Claudette Colvin no longer has a criminal record stemming from her 1955 arrest in Montgomery, Alabama.
“My name was cleared. I’m no longer a juvenile delinquent at the age of 82,” were Colvin’s proud words almost three months after she and her legal team sought to have her record expunged. Alabama Juvenile Court Judge Calvin L. Williams approved the request that was made public on Dec. 16.
Sixty-six years ago, a then 15-year-old Colvin was seated in the Black section of a bus when a white woman boarded seeking a seat in the same section. Colvin refused to move seats — at the time Black passengers were only allowed to sit behind white passengers, even when in their designated section.
“They had to sit behind the white person to show that they were superior and the colored people was inferior,” Colvin explained to “CBS Mornings.”
Her refusal was simple. Colvin said she “could not move because history had me glued down to the seat,” as she described the feelings of Harriet Tubman and Sojourner Truth each placing a hand on her shoulders during the ordeal.
As a result of her defiance she was removed from the bus by police, arrested, charged and convicted with felony account of assault on an officer — for allegedly kicking and clawing at an arresting officer — as well as two counts of violating the city’s segregation ordinance which were later overturned.
She also faced what she’s called a lifetime parole sentence when the courts failed to notify her of its end date.
Colvin has said the ordeal “terrorized” her family throughout the years, and that an expunged record would allow them all to finally move forward. Judge Williams said approving the expungement request was the least he could do to apologize for the injustice that had been her reality for decades.
“When she did this in 1955, there were no African-American judges in Montgomery. And now, I’m one of several African American judges in Montgomery,” said Williams.
“That’s the uniqueness of this whole circumstance. That she stood up for right, and now I’m the beneficiary and byproduct of that and I can correct the wrong that was done to her. That’s the significance of it.”
Months after Covin’s arrest, Rosa Parks became famously known for also refusing her bus seat to a white woman. Though Parks is recognized as the face of that initiative in the civil rights movement that led to the Montgomery Bus Boycott, the Alabama teen’s contributions would not be forever overshadowed.
In 1956 Colvin was one of several plaintiffs listed in the Browder v.
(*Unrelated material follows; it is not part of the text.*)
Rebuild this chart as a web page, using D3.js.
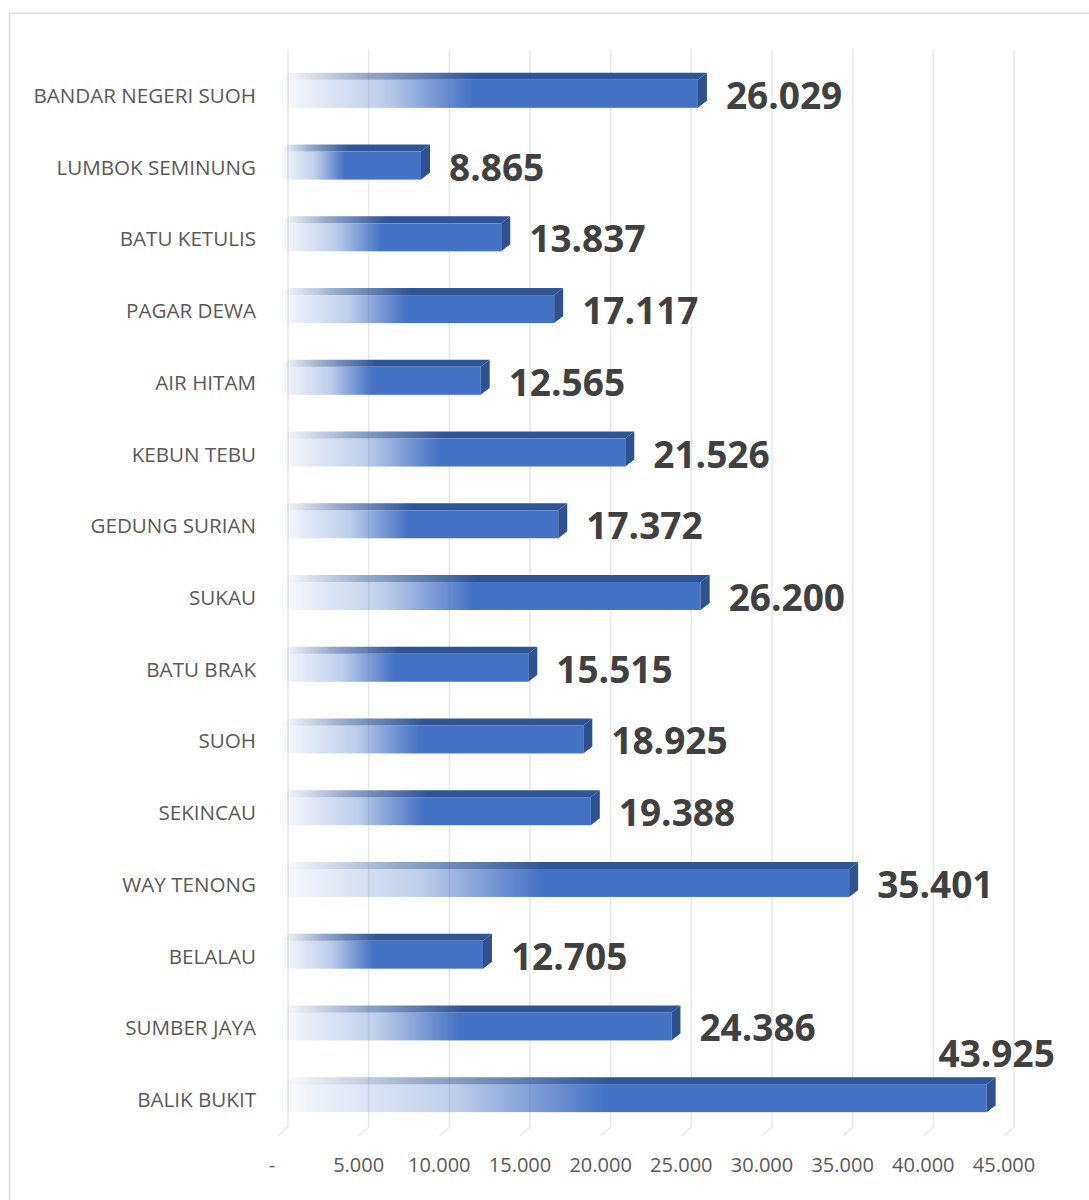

Gayle suit filed to desegregate public transportation in the state of Alabama, helping to change the course of history.
For Colvin, she wants her legacy to show she was a fighter for justice. “I want my grandchildren to know that their grandmother stood up for something when she realized that she was an American at a very early age, and she wanted equal rights, just as those other students and all of the other bus audience and all of the other people in Montgomery — that’s what I want my grandchildren to know.”